Find each line with the word "this" and copy it.
'''
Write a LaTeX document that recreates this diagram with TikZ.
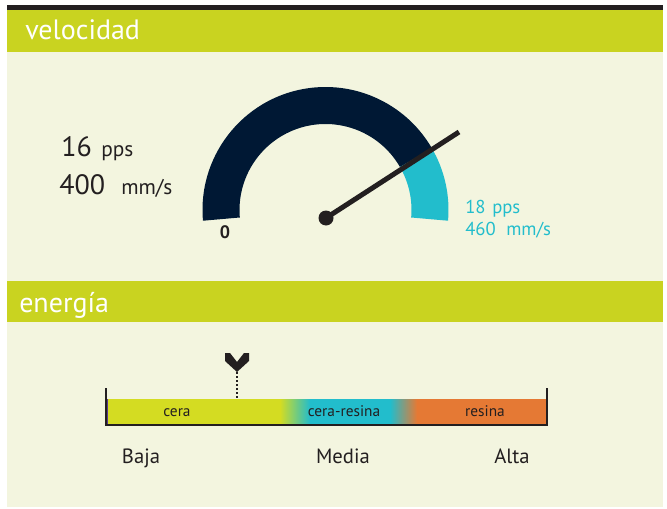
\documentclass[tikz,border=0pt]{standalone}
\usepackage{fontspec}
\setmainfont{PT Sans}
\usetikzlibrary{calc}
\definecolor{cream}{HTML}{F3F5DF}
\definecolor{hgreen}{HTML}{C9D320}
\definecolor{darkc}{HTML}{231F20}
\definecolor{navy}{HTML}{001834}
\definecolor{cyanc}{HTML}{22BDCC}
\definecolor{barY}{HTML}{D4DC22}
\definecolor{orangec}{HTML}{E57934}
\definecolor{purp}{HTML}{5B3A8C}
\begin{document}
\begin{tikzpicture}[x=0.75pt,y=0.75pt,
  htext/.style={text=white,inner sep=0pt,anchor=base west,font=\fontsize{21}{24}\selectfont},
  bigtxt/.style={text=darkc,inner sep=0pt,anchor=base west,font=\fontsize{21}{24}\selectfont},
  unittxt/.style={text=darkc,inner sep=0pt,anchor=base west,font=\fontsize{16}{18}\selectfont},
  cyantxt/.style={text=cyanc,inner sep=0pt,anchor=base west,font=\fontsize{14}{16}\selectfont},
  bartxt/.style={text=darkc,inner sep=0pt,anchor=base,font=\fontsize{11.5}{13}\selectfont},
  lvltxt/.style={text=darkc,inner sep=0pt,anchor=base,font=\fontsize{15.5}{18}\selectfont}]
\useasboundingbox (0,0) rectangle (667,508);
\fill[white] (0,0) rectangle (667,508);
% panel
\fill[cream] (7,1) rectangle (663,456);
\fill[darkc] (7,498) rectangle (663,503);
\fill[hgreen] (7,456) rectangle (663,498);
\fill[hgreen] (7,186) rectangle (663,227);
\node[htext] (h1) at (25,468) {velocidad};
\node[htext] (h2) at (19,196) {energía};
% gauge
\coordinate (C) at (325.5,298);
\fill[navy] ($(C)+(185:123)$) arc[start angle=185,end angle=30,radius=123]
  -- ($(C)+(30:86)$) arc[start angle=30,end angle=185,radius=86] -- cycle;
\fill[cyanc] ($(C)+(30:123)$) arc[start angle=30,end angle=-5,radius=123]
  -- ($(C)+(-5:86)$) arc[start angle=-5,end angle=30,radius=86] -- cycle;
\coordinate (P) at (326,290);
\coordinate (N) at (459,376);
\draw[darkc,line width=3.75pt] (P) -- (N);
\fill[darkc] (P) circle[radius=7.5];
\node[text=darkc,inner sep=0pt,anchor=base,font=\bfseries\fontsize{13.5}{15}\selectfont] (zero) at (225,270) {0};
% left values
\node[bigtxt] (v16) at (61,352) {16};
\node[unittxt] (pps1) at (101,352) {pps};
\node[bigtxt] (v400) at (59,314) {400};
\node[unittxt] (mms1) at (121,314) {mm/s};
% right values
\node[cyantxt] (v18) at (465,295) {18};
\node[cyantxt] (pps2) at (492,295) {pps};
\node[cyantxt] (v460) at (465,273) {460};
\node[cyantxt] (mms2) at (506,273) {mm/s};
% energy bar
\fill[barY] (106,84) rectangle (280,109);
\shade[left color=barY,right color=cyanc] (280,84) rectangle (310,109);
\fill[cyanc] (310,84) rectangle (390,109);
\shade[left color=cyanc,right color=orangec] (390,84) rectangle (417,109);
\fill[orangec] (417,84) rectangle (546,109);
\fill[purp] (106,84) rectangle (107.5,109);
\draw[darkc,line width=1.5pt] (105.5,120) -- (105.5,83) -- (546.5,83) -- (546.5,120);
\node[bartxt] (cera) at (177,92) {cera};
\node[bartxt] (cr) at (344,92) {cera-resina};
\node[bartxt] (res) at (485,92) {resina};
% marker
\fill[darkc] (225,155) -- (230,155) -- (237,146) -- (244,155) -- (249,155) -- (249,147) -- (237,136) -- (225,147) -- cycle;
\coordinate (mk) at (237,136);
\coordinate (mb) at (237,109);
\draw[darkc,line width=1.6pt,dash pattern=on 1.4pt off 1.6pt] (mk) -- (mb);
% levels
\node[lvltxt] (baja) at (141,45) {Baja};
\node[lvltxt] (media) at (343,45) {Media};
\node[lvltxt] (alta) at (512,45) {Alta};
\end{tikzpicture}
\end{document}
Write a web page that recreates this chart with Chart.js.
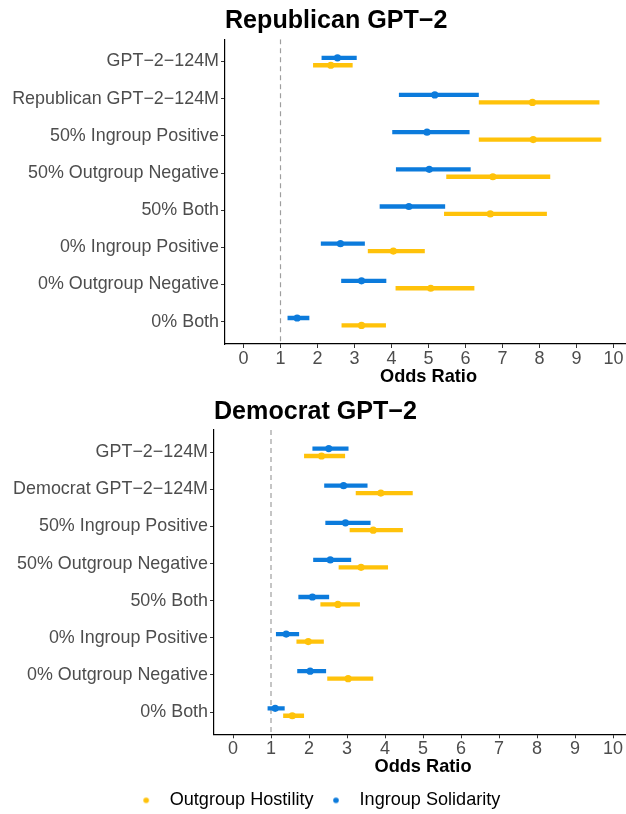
'''
Answer in full:
Write a LaTeX document that recreates this diagram with TikZ.
Write a web page that recreates this chart with Chart.js.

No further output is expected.